Camp Green Lane 100th Summer Blog Post

, July 9, 2026

I wandered over to the Greeks’ evening activity last night under the pretense of helping set up. In reality? I just wanted a sneak peek.

My son is in Delta, and we have an unspoken agreement to give each other plenty of space. It’s his last summer as a camper and my first year back on upper staff in 14 years. I want him to have this time with his friends, without Mom popping up every five minutes.

But this activity sounded too good to miss.

The counselors had created a version of karaoke roulette. They chose both the groups and the songs, then hit play. No planning. No rehearsing. No strategic friend-picking. No time to worry.

And if you’ve ever spent time with 15- and 16-year-olds, you know that’s a pretty remarkable thing.

This is the age where almost everything feels like it carries enormous weight. How do I look? Do I sound terrible? What if I don’t know the words? What if I’m with people I don’t usually hang out with? What if I embarrass myself?

The “what ifs” can be endless.

Except…they weren’t.

Within seconds, campers who probably would have sworn they’d never sing in front of a crowd were belting out everything from Motown to Frozen to The Backstreet Boys. They performed with people outside their usual circles. They laughed when they forgot, or didn’t know, the words. They made up choreography on the spot. The audience cheered just as loudly for the off-key performances as they did for the surprisingly talented ones and sang along to each and every song.

Nobody was trying to be cool.

Nobody was standing on the sidelines judging.

Nobody cared.

Or maybe a better way to put it is this: nobody had to care.

That’s one of the greatest gifts of camp.

The self-consciousness that can define so much of the school year quietly fades away here.
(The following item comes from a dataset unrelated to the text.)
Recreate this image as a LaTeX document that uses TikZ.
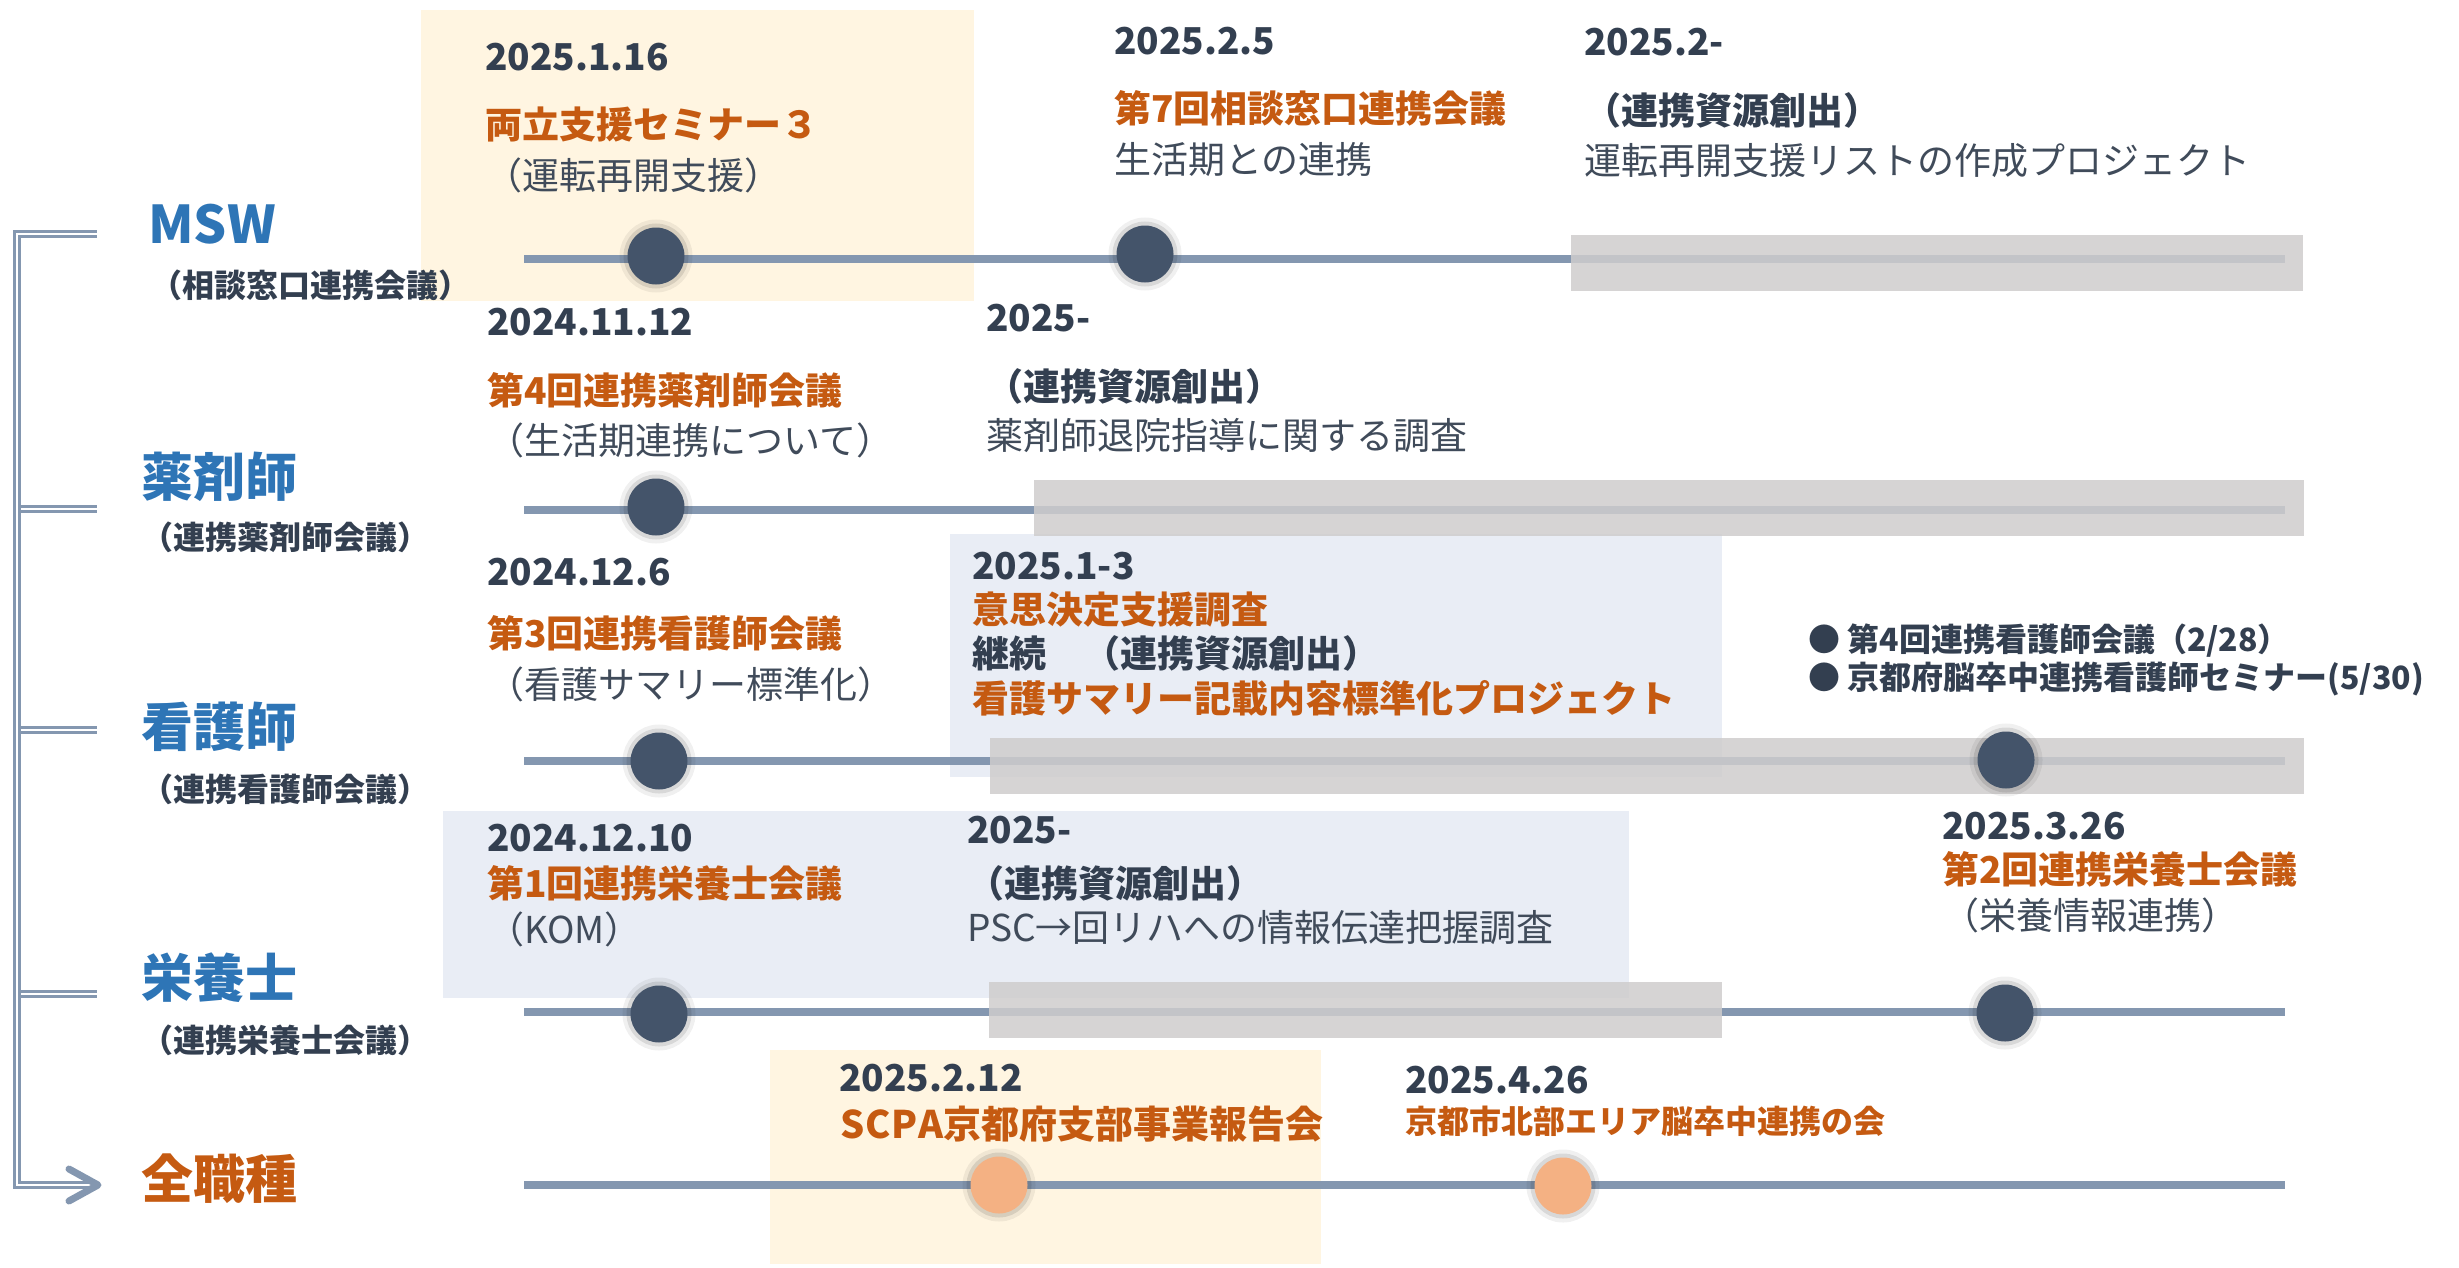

The pressure to curate every moment, to worry about how you’re perceived, to wonder if you’re fitting in… it loosens its grip.

Camp gives kids permission to be loud. To be goofy. To take risks. To sing songs they don’t know with people they might not normally choose. To laugh at themselves. To cheer wildly for everyone else.

For an hour, they weren’t teenagers trying to protect their image.

They were just kids.

Watching from the back of the room, I realized that’s what I was really there to see. Not the activity itself, but the freedom it created.

It’s easy to think camp is about the big events, the traditions, or the schedule.

But sometimes, the magic is simply watching a room full of teenagers forget to be self-conscious.

And for a little while, that’s exactly what happened.

We’re heading to the Iron Pigs game this evening. Aw Shucks Corn, here we come!